> Required task: With the pictures left out, copy the listing below exactly.

Records with drawing code:
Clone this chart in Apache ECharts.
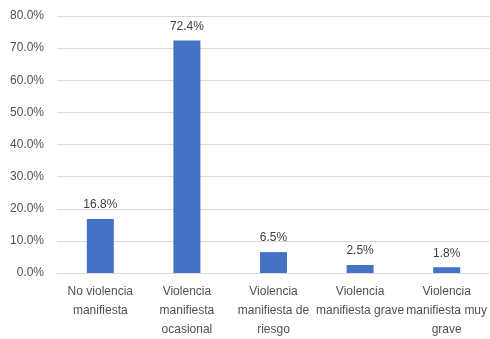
<!DOCTYPE html>
<html>
<head>
<meta charset="utf-8">
<script src="https://cdn.jsdelivr.net/npm/echarts@6/dist/echarts.min.js"></script>
<style>
  html, body { margin: 0; padding: 0; background: #fff; }
  #chart { width: 490px; height: 339px; }
</style>
</head>
<body>
<div id="chart"></div>
<script>
// Categories of manifest violence and their share of cases (%)
const categories = [
  'No violencia\nmanifiesta',
  'Violencia\nmanifiesta\nocasional',
  'Violencia\nmanifiesta de\nriesgo',
  'Violencia\nmanifiesta grave',
  'Violencia\nmanifiesta muy\ngrave'
];
const shares = [16.8, 72.4, 6.5, 2.5, 1.8];
const yTicks = { min: 0, max: 80, interval: 10 };

const fontFamily = '"Liberation Sans", Arial, sans-serif';

const chart = echarts.init(document.getElementById('chart'), null, { renderer: 'canvas' });
chart.setOption({
  animation: false,
  grid: { left: 57, top: 16, width: 434, height: 259, containLabel: false },
  xAxis: {
    type: 'category',
    data: categories,
    axisTick: { show: false },
    axisLine: { lineStyle: { color: '#d9d9d9', width: 1 } },
    axisLabel: {
      color: '#505050',
      fontSize: 12,
      fontFamily: fontFamily,
      lineHeight: 19,
      margin: 9,
      interval: 0
    }
  },
  yAxis: {
    type: 'value',
    min: yTicks.min,
    max: yTicks.max,
    interval: yTicks.interval,
    axisLine: { show: false },
    axisTick: { show: false },
    splitLine: { lineStyle: { color: '#d9d9d9', width: 1 } },
    axisLabel: {
      color: '#505050',
      fontSize: 12,
      fontFamily: fontFamily,
      margin: 13,
      formatter: v => v.toFixed(1) + '%'
    }
  },
  series: [{
    type: 'bar',
    data: shares,
    barWidth: 27,
    itemStyle: { color: '#4472c4' },
    label: {
      show: true,
      position: 'top',
      distance: 8,
      color: '#404040',
      fontSize: 12,
      fontFamily: fontFamily,
      formatter: p => p.value.toFixed(1) + '%'
    }
  }]
});
</script>
</body>
</html>
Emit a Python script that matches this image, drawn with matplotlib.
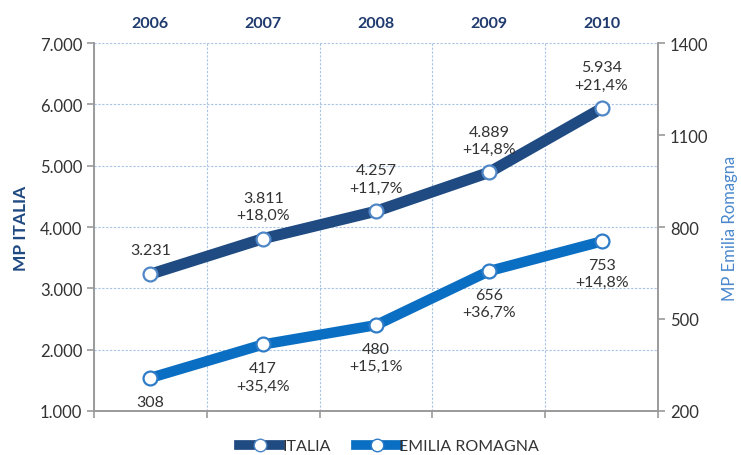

> Result for this exercise:
Clone this chart in Apache ECharts.
<!DOCTYPE html>
<html>
<head>
<meta charset="utf-8">
<script src="https://cdn.jsdelivr.net/npm/echarts@6/dist/echarts.min.js"></script>
<style>
  html, body { margin: 0; padding: 0; background: #fff; }
  #chart { width: 490px; height: 339px; }
</style>
</head>
<body>
<div id="chart"></div>
<script>
// Categories of manifest violence and their share of cases (%)
const categories = [
  'No violencia\nmanifiesta',
  'Violencia\nmanifiesta\nocasional',
  'Violencia\nmanifiesta de\nriesgo',
  'Violencia\nmanifiesta grave',
  'Violencia\nmanifiesta muy\ngrave'
];
const shares = [16.8, 72.4, 6.5, 2.5, 1.8];
const yTicks = { min: 0, max: 80, interval: 10 };

const fontFamily = '"Liberation Sans", Arial, sans-serif';

const chart = echarts.init(document.getElementById('chart'), null, { renderer: 'canvas' });
chart.setOption({
  animation: false,
  grid: { left: 57, top: 16, width: 434, height: 259, containLabel: false },
  xAxis: {
    type: 'category',
    data: categories,
    axisTick: { show: false },
    axisLine: { lineStyle: { color: '#d9d9d9', width: 1 } },
    axisLabel: {
      color: '#505050',
      fontSize: 12,
      fontFamily: fontFamily,
      lineHeight: 19,
      margin: 9,
      interval: 0
    }
  },
  yAxis: {
    type: 'value',
    min: yTicks.min,
    max: yTicks.max,
    interval: yTicks.interval,
    axisLine: { show: false },
    axisTick: { show: false },
    splitLine: { lineStyle: { color: '#d9d9d9', width: 1 } },
    axisLabel: {
      color: '#505050',
      fontSize: 12,
      fontFamily: fontFamily,
      margin: 13,
      formatter: v => v.toFixed(1) + '%'
    }
  },
  series: [{
    type: 'bar',
    data: shares,
    barWidth: 27,
    itemStyle: { color: '#4472c4' },
    label: {
      show: true,
      position: 'top',
      distance: 8,
      color: '#404040',
      fontSize: 12,
      fontFamily: fontFamily,
      formatter: p => p.value.toFixed(1) + '%'
    }
  }]
});
</script>
</body>
</html>
Emit a Python script that matches this image, drawn with matplotlib.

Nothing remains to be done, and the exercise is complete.